Charles Emmott
- Full name: Charles Emmott
- Born: 1 February 1869 Bradford, England
- Died: 10 March 1927 (aged 58) Saltaire, Bradford, England

Rugby union career
- Position: Half-backs

Senior career
- Years: Team / Apps / (Points)
- Bradford F.C.

International career
- Years: Team / Apps / (Points)
- 1892: England / 1 / (0)

= Charles Emmott (rugby) =

England international rugby union player

Charles Emmott (birth registered first ¼ 1869 – 27 March 1927) was an English rugby union footballer who played in the 1890s. He played at representative level for England, and at club level for Bradford F.C., as a half-back, e.g. scrum-half, or fly-half.
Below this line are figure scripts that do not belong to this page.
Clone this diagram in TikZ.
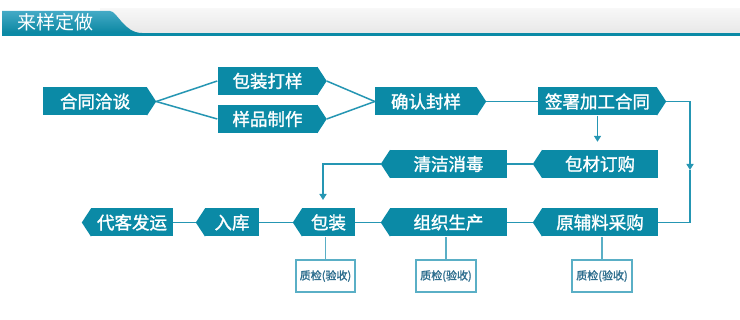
\documentclass[tikz,border=0pt]{standalone}
\usepackage{fontspec}
\newfontfamily\cjk{Noto Sans CJK SC}[AutoFakeBold=1.5]
\usetikzlibrary{arrows.meta,calc}
\definecolor{nodeteal}{HTML}{0B8AA6}
\definecolor{lineteal}{HTML}{2596B3}
\definecolor{qcline}{HTML}{5AAFC6}
\definecolor{qctext}{HTML}{2E6E8E}
\definecolor{tabT}{HTML}{44AAC6}
\definecolor{tabB}{HTML}{0B87A2}
\definecolor{barT}{HTML}{F7F7F7}
\definecolor{barB}{HTML}{E8E8E8}
\newcommand\tipE[1]{\fill[nodeteal] ([xshift=-0.3pt]#1.north east) -- ([xshift=9pt]#1.east) coordinate (#1-tip) -- ([xshift=-0.3pt]#1.south east) -- cycle;}
\newcommand\tipW[1]{\fill[nodeteal] ([xshift=0.3pt]#1.north west) -- ([xshift=-9pt]#1.west) coordinate (#1-tip) -- ([xshift=0.3pt]#1.south west) -- cycle;}
\begin{document}
\begin{tikzpicture}[x=1pt,y=-1pt,
 stepbox/.style={fill=nodeteal, text=white, inner sep=0pt, minimum height=28pt, font=\cjk\bfseries\fontsize{17.5}{17.5}\selectfont},
 qcbox/.style={draw=qcline, line width=1.2pt, fill=white, minimum width=60pt, minimum height=32pt, inner sep=0pt, text=qctext, font=\cjk\bfseries\fontsize{11}{11}\selectfont},
 conn/.style={draw=lineteal, line width=1.5pt},
 qcconn/.style={draw=qcline, line width=1.2pt},
 arr/.style={conn, -{Triangle[width=7pt,length=6pt]}}]
\useasboundingbox (0,0) rectangle (740,320);
\fill[white] (0,0) rectangle (740,320);
% header
\shade[top color=barT, bottom color=barB] (100,9) rectangle (740,33);
\shade[top color=tabT, bottom color=tabB] (2,11) -- (110,11) .. controls (117,11) and (124,33) .. (142,33) -- (2,33) -- cycle;
\fill[nodeteal] (2,33) rectangle (740,36.5);
\node[font=\cjk\fontsize{19}{19}\selectfont, text=white, anchor=west, inner sep=0pt] (title) at (17,22) {来样定做};
% nodes
\node[stepbox, minimum width=104pt] (hetong) at (95,101.5) {合同洽谈};
\node[stepbox, minimum width=100pt] (dabao) at (267.5,81) {包装打样};
\node[stepbox, minimum width=100pt] (yangpin) at (267.5,119) {样品制作};
\node[stepbox, minimum width=102pt] (queren) at (426,101.5) {确认封样};
\node[stepbox, minimum width=119pt] (qianshu) at (597.5,101.5) {签署加工合同};
\node[stepbox, minimum width=116pt] (baocai) at (600,164) {包材订购};
\node[stepbox, minimum width=117pt] (qingjie) at (448.5,164) {清洁消毒};
\node[stepbox, minimum width=116pt] (yuanfu) at (600,222.5) {原辅料采购};
\node[stepbox, minimum width=117pt] (zuzhi) at (448.5,222.5) {组织生产};
\node[stepbox, minimum width=53pt] (baozhuang) at (328.5,222.5) {包装};
\node[stepbox, minimum width=54pt] (ruku) at (232,222.5) {入库};
\node[stepbox, minimum width=82pt] (daike) at (132,222.5) {代客发运};
\tipE{hetong}\tipE{dabao}\tipE{yangpin}\tipE{queren}\tipE{qianshu}
\tipW{baocai}\tipW{qingjie}\tipW{yuanfu}\tipW{zuzhi}\tipW{baozhuang}\tipW{ruku}\tipW{daike}
\node[qcbox, minimum width=59pt] (qc1) at (325.5,276) {质检(验收)};
\node[qcbox] (qc2) at (446,276) {质检(验收)};
\node[qcbox] (qc3) at (602,276) {质检(验收)};
% connectors
\draw[conn] (hetong-tip) -- (dabao.west);
\draw[conn] (hetong-tip) -- (yangpin.west);
\draw[conn] (dabao-tip) -- (queren.west);
\draw[conn] (yangpin-tip) -- (queren.west);
\draw[conn] (queren-tip) -- (qianshu.west);
\draw[arr, shorten >=8pt] (qianshu.south) -- (qianshu.south |- baocai.north);
\coordinate (rdrop) at (690,170);
\draw[arr] (qianshu-tip) -| (rdrop);
\draw[conn] (rdrop) |- (yuanfu.east);
\draw[conn] (baocai-tip) -- (qingjie.east);
\coordinate (pkdrop) at (323,200);
\draw[arr] (qingjie-tip) -| (pkdrop);
\draw[conn] (yuanfu-tip) -- (zuzhi.east);
\draw[conn] (zuzhi-tip) -- (baozhuang.east);
\draw[conn] (baozhuang-tip) -- (ruku.east);
\draw[conn] (ruku-tip) -- (daike.east);
\draw[qcconn] (qc1.north) -- (qc1.north |- baozhuang.south);
\draw[qcconn] (qc2.north) -- (qc2.north |- zuzhi.south);
\draw[qcconn] (qc3.north) -- (qc3.north |- yuanfu.south);
\end{tikzpicture}
\end{document}
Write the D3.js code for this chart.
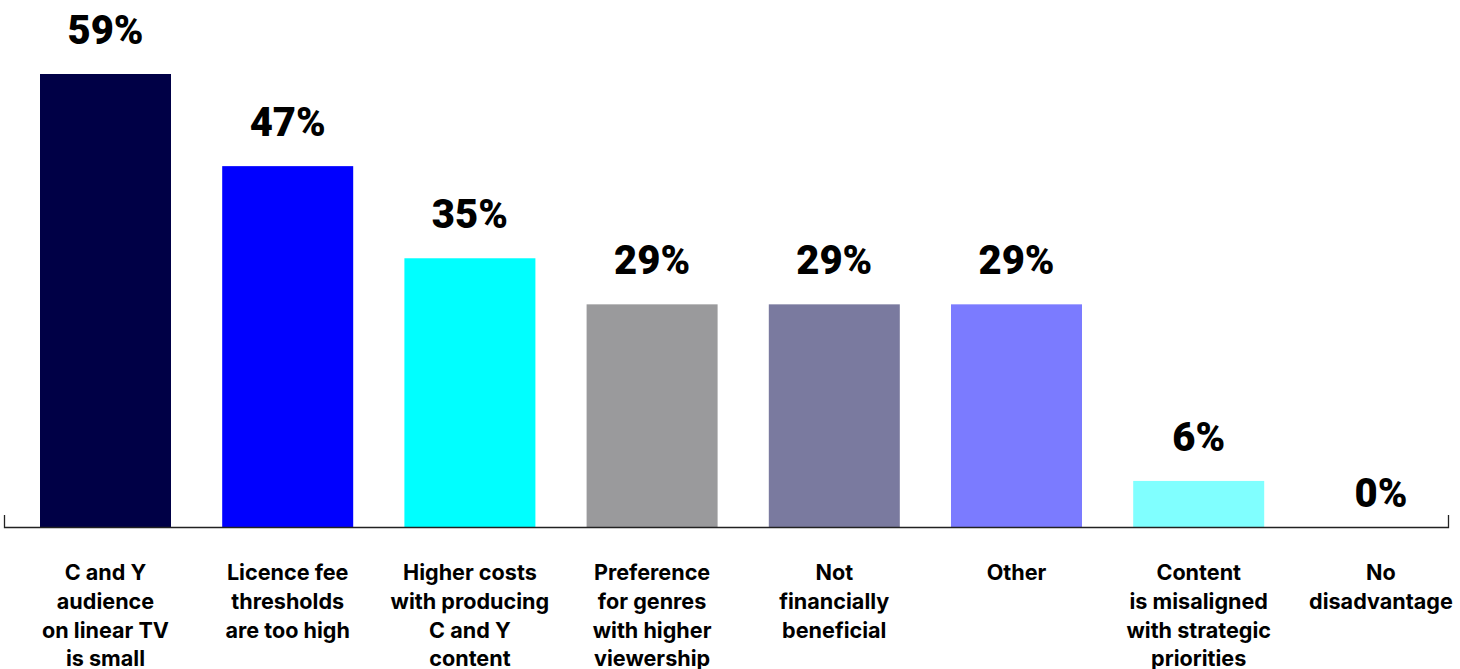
<!DOCTYPE html>
<html>
<head>
<meta charset="utf-8">
<script src="https://cdn.jsdelivr.net/npm/d3@7"></script>
<style>
  html, body { margin: 0; padding: 0; background: #ffffff; }
  svg { display: block; }
</style>
</head>
<body>
<script>
// Reasons given for disadvantages (share of respondents)
const categories = [
  ["C and Y", "audience", "on linear TV", "is small"],
  ["Licence fee", "thresholds", "are too high"],
  ["Higher costs", "with producing", "C and Y", "content"],
  ["Preference", "for genres", "with higher", "viewership"],
  ["Not", "financially", "beneficial"],
  ["Other"],
  ["Content", "is misaligned", "with strategic", "priorities"],
  ["No", "disadvantage"]
];
const values = [59, 47, 35, 29, 29, 29, 6, 0];
const barColors = ["#000046", "#0000ff", "#00ffff", "#9a9a9c", "#7a7a9f", "#7b7bff", "#80ffff", "#80ffff"];

const width = 1460, height = 669;
const baseY = 527;

const svg = d3.select("body").append("svg")
  .attr("width", width)
  .attr("height", height);

const x = d3.scaleBand()
  .domain(d3.range(values.length))
  .range([14.4, 1472])
  .paddingInner(0.281)
  .paddingOuter(0.1405);

const y = d3.scaleLinear()
  .domain([0, 59])
  .range([baseY, 74]);

// bars
svg.append("g").selectAll("rect")
  .data(values)
  .join("rect")
  .attr("x", (d, i) => x(i))
  .attr("y", d => y(d))
  .attr("width", x.bandwidth())
  .attr("height", d => baseY - y(d))
  .attr("fill", (d, i) => barColors[i]);

// baseline with end ticks
svg.append("path")
  .attr("d", `M4.5,515V${baseY + 0.5}H1448.5V515`)
  .attr("fill", "none")
  .attr("stroke", "#222")
  .attr("stroke-width", 1.3);

// value labels
svg.append("g").selectAll("text")
  .data(values)
  .join("text")
  .attr("x", (d, i) => x(i) + x.bandwidth() / 2)
  .attr("y", d => y(d) - (d > 0 ? 30 : 20))
  .attr("text-anchor", "middle")
  .attr("font-family", "Roboto, Inter, sans-serif")
  .attr("font-weight", 900)
  .attr("font-size", 40)
  .attr("fill", "#000")
  .text(d => d + "%");

// category labels
const lab = svg.append("g").selectAll("text")
  .data(categories)
  .join("text")
  .attr("x", (d, i) => x(i) + x.bandwidth() / 2)
  .attr("y", 580)
  .attr("text-anchor", "middle")
  .attr("font-family", "Inter, 'Liberation Sans', sans-serif")
  .attr("font-weight", 700)
  .attr("font-size", 21.6)
  .attr("fill", "#000");

lab.selectAll("tspan")
  .data(d => d)
  .join("tspan")
  .attr("x", function () { return d3.select(this.parentNode).attr("x"); })
  .attr("dy", (d, i) => i === 0 ? 0 : 28.8)
  .text(d => d);
</script>
</body>
</html>
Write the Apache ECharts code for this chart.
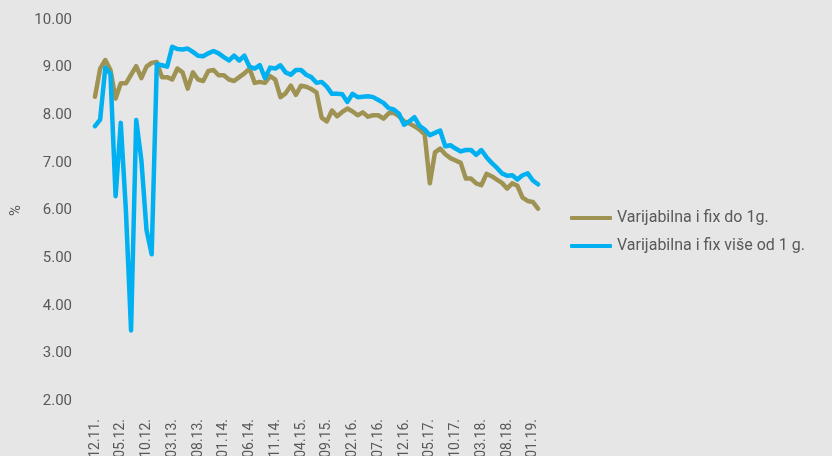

Prior to Tuesday 27 August 1895, Bradford F.C. was a rugby union club, it then became a rugby league club, and since 1907 it has been the association football (soccer) club Bradford Park Avenue.

==Background==
Charles Emmott's birth was registered in Bradford district, West Riding of Yorkshire, and he died aged 58 in Saltaire, Bradford, West Riding of Yorkshire.

==Playing career==

===International honours===
Charles Emmott won a cap for England while at Bradford F.C. in 1892 against Wales.